Venerdì 9 luglio è il giorno del silenzio della Rete contro il ddl sulle intercettazioni e contro la cosiddetta legge-bavaglio. L’appello lanciato da Lettera 22, Reporter Senza Rete e Articolo 21 conta già centinaia di adesioni ufficiali o ufficiose tra giornali on line e blogger.
Allo stesso tempo domani, in occasione della giornata di silenzio informativo organizzata dalla Federazione nazionale della stampa con uno sciopero dei giornalisti contro una legge che, secondo l’associazione, “limita pesantemente il diritto dei cittadini a sapere come procedono le inchieste giudiziarie”, diversi quotidiani nazionali non usciranno in edicola e alcuni telegiornali o radiogiornali non andranno in onda.
“un gesto di responsabilità – scrive Repubblica in un editoriale - per denunciare il governo e richiamare l’attenzione di tutti i cittadini sulla gravità di una norma che colpisce insieme la tutela della legalità, il contrasto al crimine e la libera e trasparente circolazione delle notizie”
La mente torna veloce al 14 luglio di un anno fa, quando Alessandro Gilioli riuscì a mobilitare numerosi blogger in una protesta silenziosa contro l’ormai celebre ddl Alfano, che in un suo passaggio conteneva riferimenti quanto meno fumosi ad obblighi di rettifica ai quali sarebbero stati assoggettati tutti i (non meglio specificati) “siti informatici”: allo scoccare della mezzanotte, per 24 ore, gli aderenti non postarono nient’altro che non fosse il logo dell’iniziativa e alcuni contributi (un video e qualche banner) preparati per l’occasione. Eppure la domanda, per quanto retorica, oggi come allora rimane sempre la stessa: quanto rumore può fare il silenzio?

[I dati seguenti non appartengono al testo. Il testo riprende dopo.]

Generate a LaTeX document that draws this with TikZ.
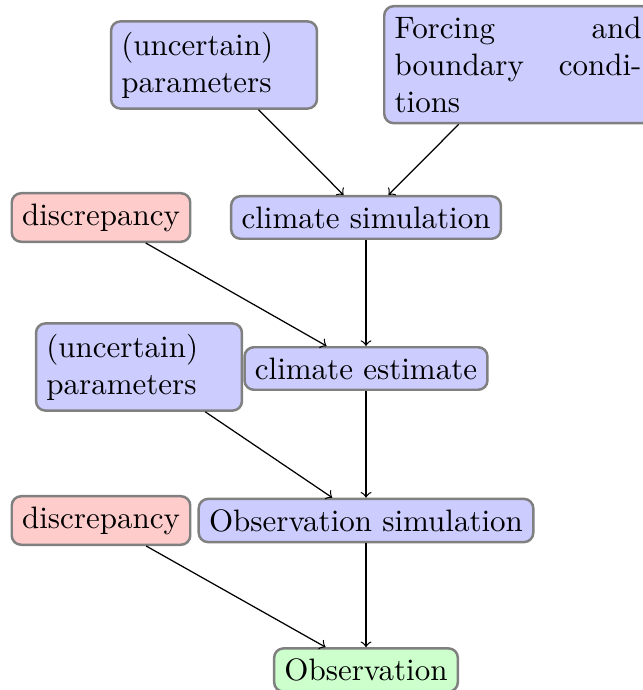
\documentclass[tikz,border=0pt]{standalone}

\tikzset{
  box/.style={draw=gray, thick, rounded corners=3pt},
  model/.style={box, fill=blue!20},
  error/.style={box, fill=red!20},
  data/.style={box, fill=green!20},
}

\begin{document}
\begin{tikzpicture}[x={(0.3226pt,0)}, y={(0,-0.3226pt)}]
  \useasboundingbox (0,0) rectangle (642,690);
  % inputs
  \node[model, text width=2.1cm, align=justify] (par1) at (214,65)
    {(uncertain) parameters};
  \node[model, text width=2.8cm, align=justify, anchor=north west] (forcing)
    at (383,5) {Forcing and boundary conditions};
  % climate
  \node[error] (disc1) at (101,217.5) {discrepancy};
  \node[model] (climsim) at (366,217.5) {climate simulation};
  \node[model, text width=2.1cm, align=justify] (par2) at (139,367)
    {(uncertain) parameters};
  \node[model] (climest) at (366,368.5) {climate estimate};
  % observations
  \node[error] (disc2) at (101,520.5) {discrepancy};
  \node[model] (obssim) at (366,520.5) {Observation simulation};
  \node[data] (obs) at (366,670) {Observation};
  % arrows
  \foreach \a/\b in {par1/climsim, forcing/climsim, disc1/climest,
      climsim/climest, par2/obssim, climest/obssim, disc2/obs, obssim/obs} {
    \draw[->] (\a) -- (\b);
  }
\end{tikzpicture}
\end{document}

Nonostante la metafora del bavaglio sia decisamente evocativa per protestare contro l’approvazione di tale normativa, che senza dubbio fa leva sulla paura per drenare consenso verso un provvedimento di fatto restrittivo e dalle conseguenze difficilmente immaginabili, il silenzio non appare certo come l’arma più incisiva per contrastare questa particolare azione del Governo. Lo sciopero, solitamente, si mette in atto per arrecare danno alla propria azienda al fine di attirare l’attenzione su un problema fino a quel momento ignorato: ma quando il proprio datore di lavoro è (o, almeno, dovrebbe essere) la libertà di informazione è facile scivolare dalla protesta minimalista all’autolesionismo.
Anche se dura solo un giorno è un paradosso della comunicazione: non informare per essere liberi di informare. Ci sono alternative? Sì, ce ne sarebbero, ad esempio promuovere una grande campagna informativa di risonanza nazionale che spieghi davvero alla gente i pericoli a cui si potrebbe andare incontro se questo ddl dovesse passare così com’è.
Dedicare ampi spazi all’approfondimento, approfittare dell’occasione per tornare almeno per 24 ore al giornalismo d’inchiesta, dipanare gli ipotetici scenari futuri, analizzare nel dettaglio i punti critici per la libertà di stampa e per la giustizia, fare un serio mea culpa sugli eccessi della stessa carta stampata (esempio: le fughe di notizie dai tribunali), mettere nero su bianco tutte le conseguenze possibili di questa normativa e lasciar giudicare al lettore se vale la pena restringere così tanto il concetto di privacy.
Insomma, quanto rumore può fare la vera libertà di stampa?